╭─ Supplied material
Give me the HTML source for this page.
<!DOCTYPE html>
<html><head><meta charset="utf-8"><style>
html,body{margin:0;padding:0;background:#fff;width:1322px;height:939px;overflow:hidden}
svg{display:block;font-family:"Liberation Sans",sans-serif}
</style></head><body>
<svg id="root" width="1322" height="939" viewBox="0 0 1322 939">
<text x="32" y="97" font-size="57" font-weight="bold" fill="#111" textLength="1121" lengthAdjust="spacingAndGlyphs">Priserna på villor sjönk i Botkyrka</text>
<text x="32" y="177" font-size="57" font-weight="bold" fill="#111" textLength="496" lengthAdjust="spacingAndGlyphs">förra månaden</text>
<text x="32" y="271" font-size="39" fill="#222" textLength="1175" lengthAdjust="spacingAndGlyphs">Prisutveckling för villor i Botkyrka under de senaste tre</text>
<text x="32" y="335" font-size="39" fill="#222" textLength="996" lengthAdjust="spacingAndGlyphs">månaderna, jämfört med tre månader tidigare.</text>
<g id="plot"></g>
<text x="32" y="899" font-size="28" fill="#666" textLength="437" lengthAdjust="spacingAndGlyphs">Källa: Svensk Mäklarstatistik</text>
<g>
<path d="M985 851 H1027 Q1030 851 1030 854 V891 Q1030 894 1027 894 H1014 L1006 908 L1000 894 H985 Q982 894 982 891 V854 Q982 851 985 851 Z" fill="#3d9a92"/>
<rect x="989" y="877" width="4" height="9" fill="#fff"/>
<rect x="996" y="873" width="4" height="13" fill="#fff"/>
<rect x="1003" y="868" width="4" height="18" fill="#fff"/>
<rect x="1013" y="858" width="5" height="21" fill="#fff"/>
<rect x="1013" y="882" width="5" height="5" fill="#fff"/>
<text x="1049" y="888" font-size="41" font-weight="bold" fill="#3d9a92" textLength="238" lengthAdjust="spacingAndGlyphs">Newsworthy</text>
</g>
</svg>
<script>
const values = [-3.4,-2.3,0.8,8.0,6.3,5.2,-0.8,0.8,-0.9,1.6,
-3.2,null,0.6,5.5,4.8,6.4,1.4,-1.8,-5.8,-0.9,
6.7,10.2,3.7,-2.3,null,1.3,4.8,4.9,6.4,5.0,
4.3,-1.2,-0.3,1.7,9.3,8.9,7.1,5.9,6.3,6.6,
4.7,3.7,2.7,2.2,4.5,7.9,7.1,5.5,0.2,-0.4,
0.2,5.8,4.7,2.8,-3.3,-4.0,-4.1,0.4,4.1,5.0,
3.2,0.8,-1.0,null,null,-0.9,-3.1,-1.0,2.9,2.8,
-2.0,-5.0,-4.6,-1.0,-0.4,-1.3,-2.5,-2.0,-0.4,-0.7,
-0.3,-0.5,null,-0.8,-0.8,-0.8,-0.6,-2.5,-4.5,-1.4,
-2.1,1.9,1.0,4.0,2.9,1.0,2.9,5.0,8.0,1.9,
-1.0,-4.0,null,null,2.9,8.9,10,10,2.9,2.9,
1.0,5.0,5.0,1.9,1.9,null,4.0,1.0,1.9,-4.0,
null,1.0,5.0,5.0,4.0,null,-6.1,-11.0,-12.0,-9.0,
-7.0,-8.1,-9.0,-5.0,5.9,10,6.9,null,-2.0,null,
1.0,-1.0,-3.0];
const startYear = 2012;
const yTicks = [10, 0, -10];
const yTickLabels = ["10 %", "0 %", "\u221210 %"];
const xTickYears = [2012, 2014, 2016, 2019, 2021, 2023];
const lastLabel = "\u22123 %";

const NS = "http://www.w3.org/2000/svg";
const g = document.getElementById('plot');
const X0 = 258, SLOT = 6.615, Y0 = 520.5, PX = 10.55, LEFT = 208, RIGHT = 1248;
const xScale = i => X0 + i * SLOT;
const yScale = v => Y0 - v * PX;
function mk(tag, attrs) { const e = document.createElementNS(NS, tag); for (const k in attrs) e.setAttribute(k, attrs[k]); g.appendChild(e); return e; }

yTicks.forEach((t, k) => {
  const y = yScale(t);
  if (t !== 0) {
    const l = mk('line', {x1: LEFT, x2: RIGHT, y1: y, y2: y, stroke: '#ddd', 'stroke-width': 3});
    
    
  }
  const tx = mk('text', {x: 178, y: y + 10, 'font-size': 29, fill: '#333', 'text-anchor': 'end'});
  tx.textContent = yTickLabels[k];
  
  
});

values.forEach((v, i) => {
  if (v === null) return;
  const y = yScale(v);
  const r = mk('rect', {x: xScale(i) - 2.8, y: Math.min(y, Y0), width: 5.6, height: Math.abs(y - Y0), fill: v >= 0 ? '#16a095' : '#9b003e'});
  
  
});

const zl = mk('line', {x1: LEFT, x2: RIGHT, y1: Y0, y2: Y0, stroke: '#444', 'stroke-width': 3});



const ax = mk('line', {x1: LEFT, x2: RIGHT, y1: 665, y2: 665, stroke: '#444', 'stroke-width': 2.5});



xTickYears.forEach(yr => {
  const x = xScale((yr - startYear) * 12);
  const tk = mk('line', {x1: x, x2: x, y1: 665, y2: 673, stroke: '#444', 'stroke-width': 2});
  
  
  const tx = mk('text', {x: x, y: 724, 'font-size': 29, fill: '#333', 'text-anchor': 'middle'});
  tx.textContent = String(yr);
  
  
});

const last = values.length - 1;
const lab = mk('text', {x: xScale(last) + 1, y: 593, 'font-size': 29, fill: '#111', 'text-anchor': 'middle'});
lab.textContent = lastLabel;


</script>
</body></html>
╰─
[What is required]: Retype the whole listing above exactly.

[Response to the exercise]:
Give me the HTML source for this page.
<!DOCTYPE html>
<html><head><meta charset="utf-8"><style>
html,body{margin:0;padding:0;background:#fff;width:1322px;height:939px;overflow:hidden}
svg{display:block;font-family:"Liberation Sans",sans-serif}
</style></head><body>
<svg id="root" width="1322" height="939" viewBox="0 0 1322 939">
<text x="32" y="97" font-size="57" font-weight="bold" fill="#111" textLength="1121" lengthAdjust="spacingAndGlyphs">Priserna på villor sjönk i Botkyrka</text>
<text x="32" y="177" font-size="57" font-weight="bold" fill="#111" textLength="496" lengthAdjust="spacingAndGlyphs">förra månaden</text>
<text x="32" y="271" font-size="39" fill="#222" textLength="1175" lengthAdjust="spacingAndGlyphs">Prisutveckling för villor i Botkyrka under de senaste tre</text>
<text x="32" y="335" font-size="39" fill="#222" textLength="996" lengthAdjust="spacingAndGlyphs">månaderna, jämfört med tre månader tidigare.</text>
<g id="plot"></g>
<text x="32" y="899" font-size="28" fill="#666" textLength="437" lengthAdjust="spacingAndGlyphs">Källa: Svensk Mäklarstatistik</text>
<g>
<path d="M985 851 H1027 Q1030 851 1030 854 V891 Q1030 894 1027 894 H1014 L1006 908 L1000 894 H985 Q982 894 982 891 V854 Q982 851 985 851 Z" fill="#3d9a92"/>
<rect x="989" y="877" width="4" height="9" fill="#fff"/>
<rect x="996" y="873" width="4" height="13" fill="#fff"/>
<rect x="1003" y="868" width="4" height="18" fill="#fff"/>
<rect x="1013" y="858" width="5" height="21" fill="#fff"/>
<rect x="1013" y="882" width="5" height="5" fill="#fff"/>
<text x="1049" y="888" font-size="41" font-weight="bold" fill="#3d9a92" textLength="238" lengthAdjust="spacingAndGlyphs">Newsworthy</text>
</g>
</svg>
<script>
const values = [-3.4,-2.3,0.8,8.0,6.3,5.2,-0.8,0.8,-0.9,1.6,
-3.2,null,0.6,5.5,4.8,6.4,1.4,-1.8,-5.8,-0.9,
6.7,10.2,3.7,-2.3,null,1.3,4.8,4.9,6.4,5.0,
4.3,-1.2,-0.3,1.7,9.3,8.9,7.1,5.9,6.3,6.6,
4.7,3.7,2.7,2.2,4.5,7.9,7.1,5.5,0.2,-0.4,
0.2,5.8,4.7,2.8,-3.3,-4.0,-4.1,0.4,4.1,5.0,
3.2,0.8,-1.0,null,null,-0.9,-3.1,-1.0,2.9,2.8,
-2.0,-5.0,-4.6,-1.0,-0.4,-1.3,-2.5,-2.0,-0.4,-0.7,
-0.3,-0.5,null,-0.8,-0.8,-0.8,-0.6,-2.5,-4.5,-1.4,
-2.1,1.9,1.0,4.0,2.9,1.0,2.9,5.0,8.0,1.9,
-1.0,-4.0,null,null,2.9,8.9,10,10,2.9,2.9,
1.0,5.0,5.0,1.9,1.9,null,4.0,1.0,1.9,-4.0,
null,1.0,5.0,5.0,4.0,null,-6.1,-11.0,-12.0,-9.0,
-7.0,-8.1,-9.0,-5.0,5.9,10,6.9,null,-2.0,null,
1.0,-1.0,-3.0];
const startYear = 2012;
const yTicks = [10, 0, -10];
const yTickLabels = ["10 %", "0 %", "\u221210 %"];
const xTickYears = [2012, 2014, 2016, 2019, 2021, 2023];
const lastLabel = "\u22123 %";

const NS = "http://www.w3.org/2000/svg";
const g = document.getElementById('plot');
const X0 = 258, SLOT = 6.615, Y0 = 520.5, PX = 10.55, LEFT = 208, RIGHT = 1248;
const xScale = i => X0 + i * SLOT;
const yScale = v => Y0 - v * PX;
function mk(tag, attrs) { const e = document.createElementNS(NS, tag); for (const k in attrs) e.setAttribute(k, attrs[k]); g.appendChild(e); return e; }

yTicks.forEach((t, k) => {
  const y = yScale(t);
  if (t !== 0) {
    const l = mk('line', {x1: LEFT, x2: RIGHT, y1: y, y2: y, stroke: '#ddd', 'stroke-width': 3});
    
    
  }
  const tx = mk('text', {x: 178, y: y + 10, 'font-size': 29, fill: '#333', 'text-anchor': 'end'});
  tx.textContent = yTickLabels[k];
  
  
});

values.forEach((v, i) => {
  if (v === null) return;
  const y = yScale(v);
  const r = mk('rect', {x: xScale(i) - 2.8, y: Math.min(y, Y0), width: 5.6, height: Math.abs(y - Y0), fill: v >= 0 ? '#16a095' : '#9b003e'});
  
  
});

const zl = mk('line', {x1: LEFT, x2: RIGHT, y1: Y0, y2: Y0, stroke: '#444', 'stroke-width': 3});



const ax = mk('line', {x1: LEFT, x2: RIGHT, y1: 665, y2: 665, stroke: '#444', 'stroke-width': 2.5});



xTickYears.forEach(yr => {
  const x = xScale((yr - startYear) * 12);
  const tk = mk('line', {x1: x, x2: x, y1: 665, y2: 673, stroke: '#444', 'stroke-width': 2});
  
  
  const tx = mk('text', {x: x, y: 724, 'font-size': 29, fill: '#333', 'text-anchor': 'middle'});
  tx.textContent = String(yr);
  
  
});

const last = values.length - 1;
const lab = mk('text', {x: xScale(last) + 1, y: 593, 'font-size': 29, fill: '#111', 'text-anchor': 'middle'});
lab.textContent = lastLabel;


</script>
</body></html>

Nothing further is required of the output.